Matthew records two instances of Jesus feeding thousands of people with only a small amount of food (Matthew 14:15-21; 15:32-38). In both these accounts, before Jesus “broke the bread” (started the meal), He gave thanks to God for it (14:19).
Apparently, giving thanks before a meal was Jesus’ customary practice. In Luke 24:13-35, on the day of Jesus’ resurrection, two of His followers travel to the village of Emmaus. Jesus joins them on the road, but they are “kept from recognizing him” (v. 16). Once they arrive at Emmaus, Jesus stops to eat with them. At the table, Jesus “took bread, gave thanks, broke it and began to give it to them” (v. 30).
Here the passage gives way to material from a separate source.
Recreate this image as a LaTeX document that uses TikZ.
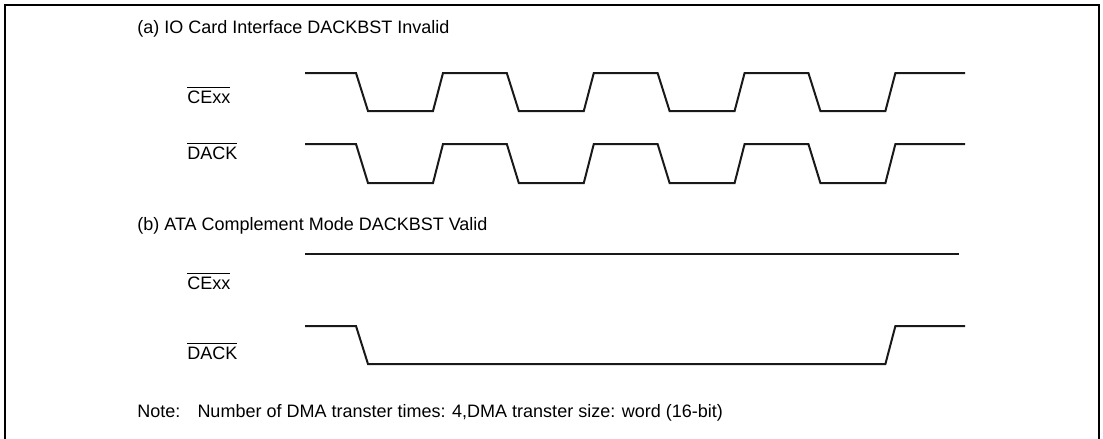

Immediately, the disciples recognize Him; it was “when he broke the bread” (v. 35) and gave thanks that their eyes were opened.
Since we owe everything we have to God’s grace, the “free and unmerited favor of God,” it is appropriate to thank Him always (Ephesians 5:20). Meals provide a good time to pause and do just that. “For from him and through him and to him are all things. To him be the glory forever! Amen” (Romans 11:36).